Are cattle a leading cause of climate change? Spoiler alert: 

They aren't. 

But beef farmers and ranchers do care a lot about our environmental impact. Allow us to expand on that while sharing more about how beef is raised. We'll introduce you to some farmers and ranchers from across Washington to see what it all looks like in real life.

5 facts about beef and the environment

1. Cattle aren't a leading cause of climate change

because, science. cattle are being called out as a culprit in climate change, but the data on raising beef tells a different story.

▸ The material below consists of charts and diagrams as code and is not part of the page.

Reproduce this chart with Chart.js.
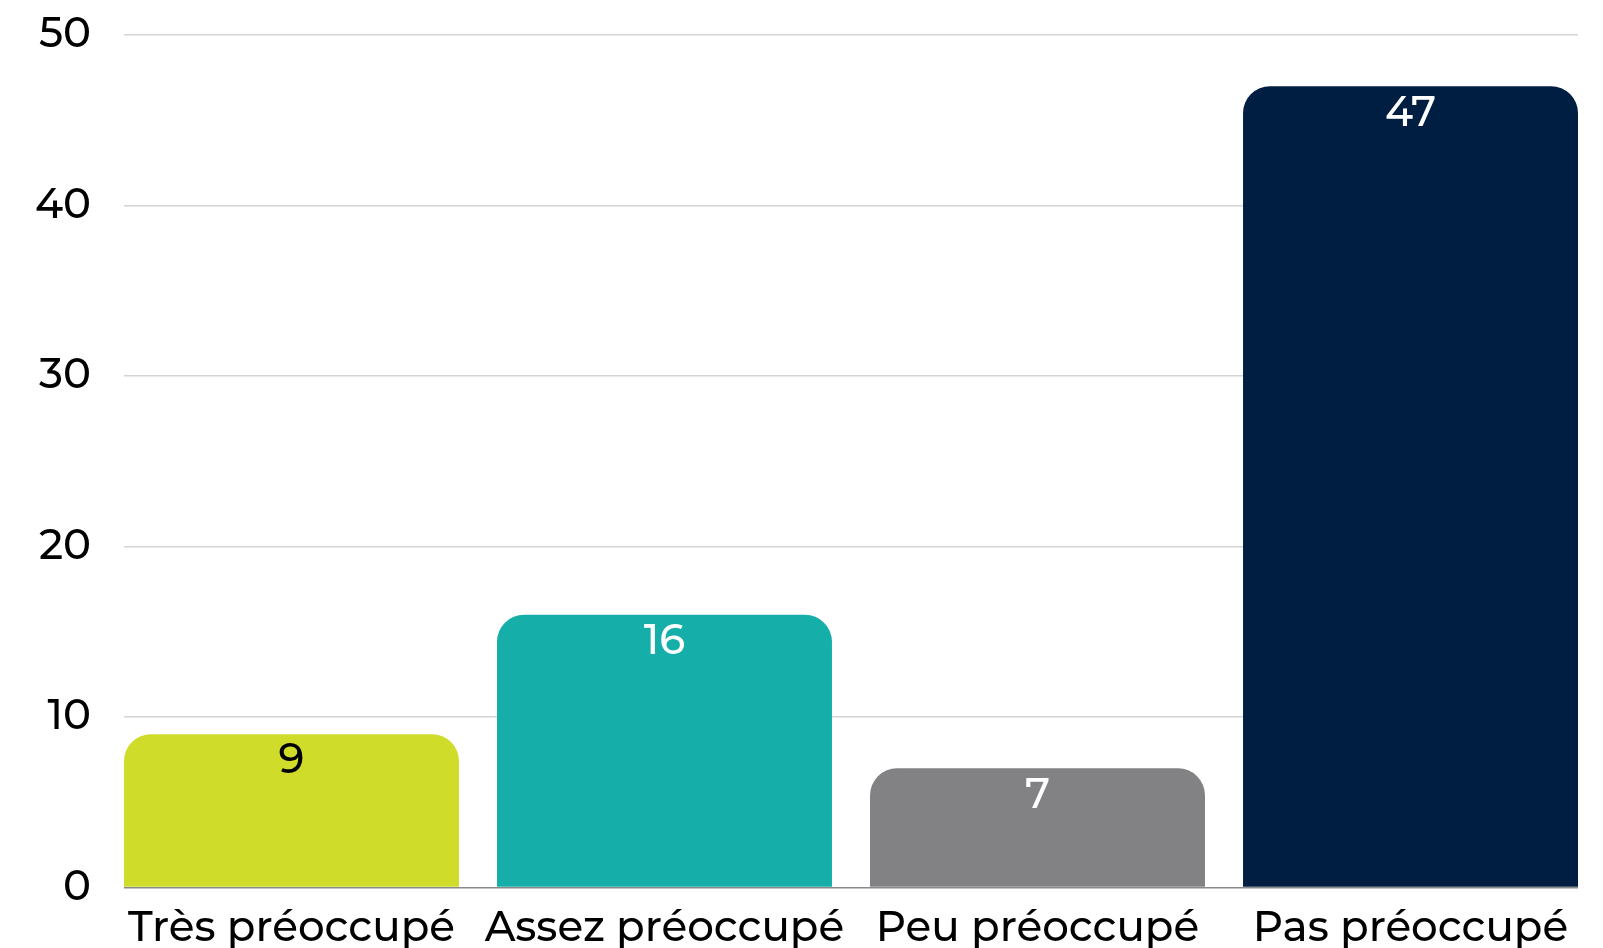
<!DOCTYPE html>
<html>
<head>
<meta charset="utf-8">
<script src="https://cdn.jsdelivr.net/npm/chart.js@4.4.1/dist/chart.umd.min.js"></script>
<style>
  html, body { margin: 0; padding: 0; background: #ffffff; }
  #wrap { width: 1603px; height: 948px; position: relative; }
</style>
</head>
<body>
<div id="wrap"><canvas id="c" width="1603" height="948"></canvas></div>
<script>
const categories = ['Très préoccupé', 'Assez préoccupé', 'Peu préoccupé', 'Pas préoccupé'];
const values = [9, 16, 7, 47];
const yTicks = [0, 10, 20, 30, 40, 50];

const barColors = ['#cfdc29', '#16aea8', '#828284', '#001e42'];
const labelColors = ['#000000', '#ffffff', '#ffffff', '#ffffff'];
const FONT = "'Montserrat', 'Open Sans', sans-serif";

const valueLabels = {
  id: 'valueLabels',
  afterDatasetsDraw(chart) {
    const ctx = chart.ctx;
    const meta = chart.getDatasetMeta(0);
    ctx.save();
    ctx.font = '500 42px ' + FONT;
    ctx.textAlign = 'center';
    ctx.textBaseline = 'middle';
    meta.data.forEach((el, i) => {
      ctx.fillStyle = labelColors[i];
      ctx.fillText(String(values[i]), el.x, el.y + 27);
    });
    ctx.restore();
  }
};

new Chart(document.getElementById('c'), {
  type: 'bar',
  data: {
    datasets: [{
      data: values.map((v, i) => ({ x: i, y: v })),
      backgroundColor: barColors,
      borderRadius: 27,
      borderSkipped: 'start',
      barPercentage: 1,
      categoryPercentage: 0.898
    }]
  },
  options: {
    responsive: false,
    animation: false,
    layout: { padding: { top: 35, right: 25, left: 0, bottom: -22 } },
    plugins: { legend: { display: false }, tooltip: { enabled: false } },
    scales: {
      x: {
        type: 'linear',
        offset: false,
        min: -0.449,
        max: 3.449,
        grid: { display: false, drawTicks: false, offset: false },
        border: { display: false },
        ticks: {
          stepSize: 1,
          includeBounds: false,
          autoSkip: false,
          maxRotation: 0,
          padding: 16,
          color: '#000000',
          font: { family: FONT, size: 42, weight: '500' },
          callback: (v) => Number.isInteger(v) ? categories[v] : ''
        }
      },
      y: {
        min: 0,
        max: 50,
        afterBuildTicks: (s) => { s.ticks = yTicks.map(v => ({ value: v })); },
        afterFit: (s) => { s.width = 124; s.paddingTop = 0; s.paddingBottom = 0; },
        grid: {
          drawTicks: false,
          color: (c) => c.tick && c.tick.value === 0 ? '#8a8a8a' : '#d4d4d4',
          lineWidth: 1.5
        },
        border: { display: false },
        ticks: {
          padding: 33,
          color: '#000000',
          font: { family: FONT, size: 42, weight: '500' }
        }
      }
    }
  },
  plugins: [valueLabels]
});
</script>
</body>
</html>
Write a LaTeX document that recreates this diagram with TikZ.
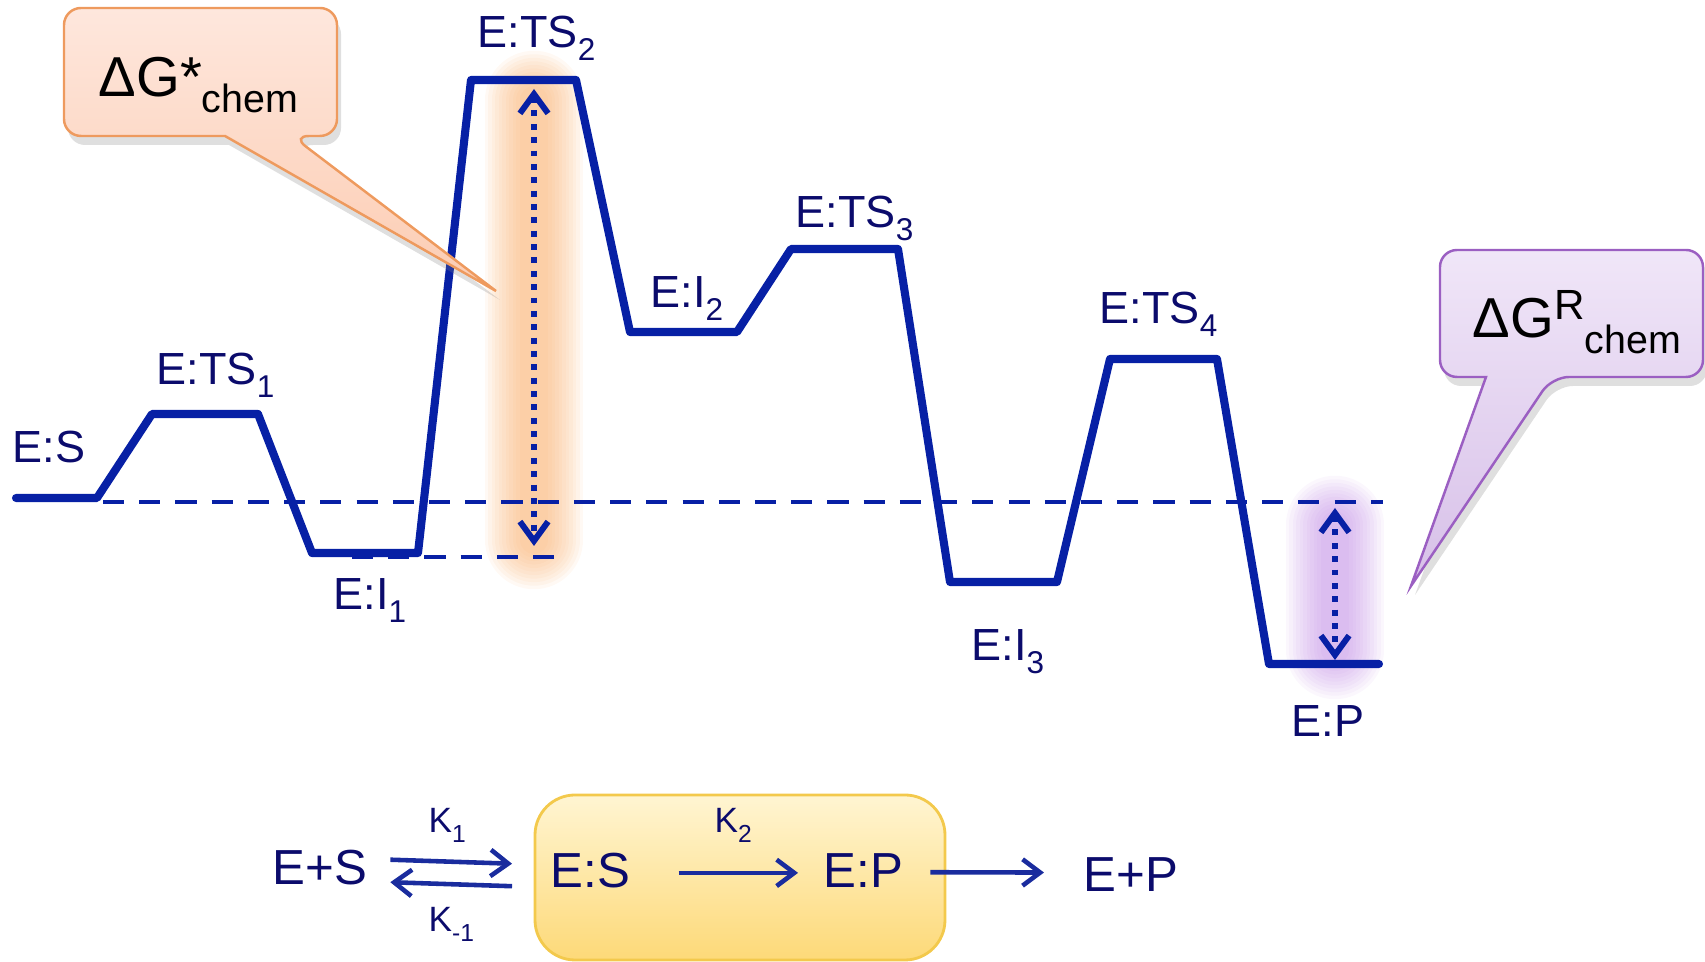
\documentclass[tikz,border=0pt]{standalone}
\usepackage{fontspec}
\setmainfont{Liberation Sans}
\usepackage{tikz}
\usetikzlibrary{
  arrows.meta,
  positioning,
  fit,
  calc,
  shadows
}
\definecolor{egLine}{HTML}{0720A5}
\definecolor{egText}{HTML}{0B0B6C}
\definecolor{egArrow}{HTML}{1A2C9E}
\definecolor{egOrange}{HTML}{F9A860}
\definecolor{egPurple}{HTML}{B678E0}
\definecolor{egPeachTop}{HTML}{FEE7DD}
\definecolor{egPeachBot}{HTML}{FCCCB2}
\definecolor{egPeachDraw}{HTML}{EE9A5E}
\definecolor{egLilacTop}{HTML}{F0E6F8}
\definecolor{egLilacBot}{HTML}{D7C0E8}
\definecolor{egLilacDraw}{HTML}{9B5FC2}
\definecolor{egGoldTop}{HTML}{FFF5D2}
\definecolor{egGoldBot}{HTML}{FDD978}
\definecolor{egGoldDraw}{HTML}{F3C94C}
\newcommand{\lsub}[1]{\raisebox{-0.28em}{\scalebox{0.7}{#1}}}
\newcommand{\lsup}[1]{\raisebox{0.32em}{\scalebox{0.75}{#1}}}
\tikzset{
  profile/.style={line width=2.3pt, egLine, line cap=round, line join=round},
  refline/.style={line width=1.3pt, egLine, dash pattern=on 6pt off 4.3pt},
  dgarrow/.style={
    {Straight Barb[length=5.5pt,width=8pt]}-{Straight Barb[length=5.5pt,width=8pt]},
    line width=1.7pt, egLine, dash pattern=on 1.7pt off 2.1pt
  },
  lvl/.style={font=\fontsize{12.8}{15}\selectfont, text=egText, anchor=base west, inner sep=0pt},
  rxn/.style={font=\fontsize{14}{16}\selectfont, text=egText, anchor=base west, inner sep=0pt,
    text height=10pt, text depth=0pt},
  rate/.style={font=\fontsize{10}{12}\selectfont, text=egText, anchor=base west, inner sep=0pt},
  rxnarrow/.style={-{Straight Barb[length=5pt,width=7.5pt]}, line width=1.3pt, egArrow},
  callout/.style={line width=0.7pt, drop shadow={opacity=0.25, shadow xshift=0.4mm, shadow yshift=-0.9mm}},
  dgstar/.style={callout, draw=egPeachDraw, top color=egPeachTop, bottom color=egPeachBot},
  dgr/.style={callout, draw=egLilacDraw, top color=egLilacTop, bottom color=egLilacBot},
  bubbletext/.style={font=\fontsize{16}{18}\selectfont, anchor=base west, inner sep=0pt},
  rxnbox/.style={draw=egGoldDraw, line width=0.8pt, rounded corners=0.4cm,
    top color=egGoldTop, bottom color=egGoldBot, inner sep=0pt}
}

\begin{document}
\begin{tikzpicture}[x=0.01cm, y=-0.01cm, node distance=4mm]
  \useasboundingbox (0,0) rectangle (1705,962);
  \foreach \n/\x/\y in {s0/16/498, s1/97/498, ts1a/152/414, ts1b/258/414,
      i1a/312/553, i1b/418/553, ts2a/471/80, ts2b/576/80, i2a/630/332, i2b/737/332,
      ts3a/791/249, ts3b/898/249, i3a/950/582, i3b/1057/582, ts4a/1110/359, ts4b/1217/359,
      pa/1269/664, pb/1379/664}
    \coordinate (\n) at (\x,\y);
  \coordinate (d0) at (103,502); \coordinate (d1) at (1383,502);
  \coordinate (e0) at (352,557); \coordinate (e1) at (560,557);
  \coordinate (g2a) at (534,100); \coordinate (g2b) at (534,540);
  \coordinate (gra) at (1335,525); \coordinate (grb) at (1335,650);
  \coordinate (a2top) at (534,89); \coordinate (a2bot) at (534,546);
  \coordinate (artop) at (1335,508); \coordinate (arbot) at (1335,660);

  \foreach \w in {28,26,...,8} {
    \draw[egOrange, line cap=round, line width=\w pt, opacity=0.07] (g2a) -- (g2b);
    \draw[egPurple, line cap=round, line width=\w pt, opacity=0.06] (gra) -- (grb);
  }

  \draw[refline] (d0) -- (d1);
  \draw[refline] (e0) -- (e1);
  \draw[profile] (s0) -- (s1) -- (ts1a) -- (ts1b) -- (i1a) -- (i1b) -- (ts2a) -- (ts2b)
    -- (i2a) -- (i2b) -- (ts3a) -- (ts3b) -- (i3a) -- (i3b) -- (ts4a) -- (ts4b) -- (pa) -- (pb);
  \draw[dgarrow] (a2top) -- (a2bot);
  \draw[dgarrow] (artop) -- (arbot);

  \node[lvl] (lES) at (12,463) {E:S};
  \node[lvl] (lTS1) at (156,385) {E:TS\lsub{1}};
  \node[lvl] (lI1) at (333,610) {E:I\lsub{1}};
  \node[lvl] (lTS2) at (477,48) {E:TS\lsub{2}};
  \node[lvl] (lI2) at (650,308) {E:I\lsub{2}};
  \node[lvl] (lTS3) at (795,228) {E:TS\lsub{3}};
  \node[lvl] (lI3) at (971,661) {E:I\lsub{3}};
  \node[lvl] (lTS4) at (1099,324) {E:TS\lsub{4}};
  \node[lvl] (lEP) at (1291,737) {E:P};

  \draw[dgstar] (200,8) [rounded corners=0.17cm] -- (337,8) -- (337,136) -- (292,136)
    [sharp corners] -- (496,291) -- (225,136) [rounded corners=0.17cm] -- (64,136) -- (64,8) -- cycle;
  \node[bubbletext] (dgchem) at (98,97) {ΔG*\lsub{chem}};
  \draw[dgr] (1570,250) [rounded corners=0.17cm] -- (1703,250) -- (1703,377) -- (1552,377)
    [sharp corners] -- (1411,586) -- (1486,377) [rounded corners=0.17cm] -- (1440,377) -- (1440,250) -- cycle;
  \node[bubbletext] (dgrchem) at (1472,338) {ΔG\lsup{R}\lsub{chem}};

  \node[rxnbox, fit={(535,795) (945,960)}] (rxnb) {};
  \node[rxn] (esp) at (272,885) {E+S};
  \node[rxn] (cs) at (550,888) {E:S};
  \node[rxn] (cp) at (823,888) {E:P};
  \node[rxn] (epp) at (1083,892) {E+P};
  \node[rate] (k1) at (428,833) {K\lsub{1}};
  \node[rate] (km1) at (428,932) {K\lsub{-1}};
  \node[rate] (k2) at (714,833) {K\lsub{2}};
  \draw[rxnarrow, shorten <=6.4pt, shorten >=10.8pt] ([yshift=2.4pt]esp.east) -- ([yshift=1.55pt]cs.west);
  \draw[rxnarrow, shorten <=10.8pt, shorten >=6.4pt] ([yshift=-4.85pt]cs.west) -- ([yshift=-4pt]esp.east);
  \draw[rxnarrow, shorten <=13.6pt, shorten >=7.1pt] ([yshift=-0.7pt]cs.east) -- ([yshift=-0.7pt]cp.west);
  \draw[rxnarrow, shorten <=7.6pt, shorten >=11.1pt] ([yshift=-0.5pt]cp.east) -- ([yshift=0.5pt]epp.west);
\end{tikzpicture}
\end{document}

According to the U.S. Environmental Protection Agency (EPA), beef cattle account for only 1.9% of U.S. greenhouse gas emissions. If every American went vegan, it would only cut U.S. greenhouse gas (GHG) emissions by 2.6%, which is just .36% of global GHG. Read on to see how you can do something more significant to improve beef sustainability and your own carbon "food"print. Hint: You can start by joining the Clean Plate Club.

It's Getting Hot in Here

Do frequent write ups in lifestyle magazines, and social media posts shared by friends have you thinking twice about your carbon foodprint? Before you cut meat from your diet, there's a lot of science to digest. So let's focus on the impact U.S. beef production has on climate change. According to the U.S. Environmental Protection Agency (EPA), beef cattle account for only 1.9% of U.S. greenhouse gas emissions (GHGs), which is half of the total animal contributions (about 4%), while all of agriculture combined contributes about 9% of our domestic GHGs (pssst: GHG's are the culprit of climate change). But not all GHGs are created equally, or have the same climate impact.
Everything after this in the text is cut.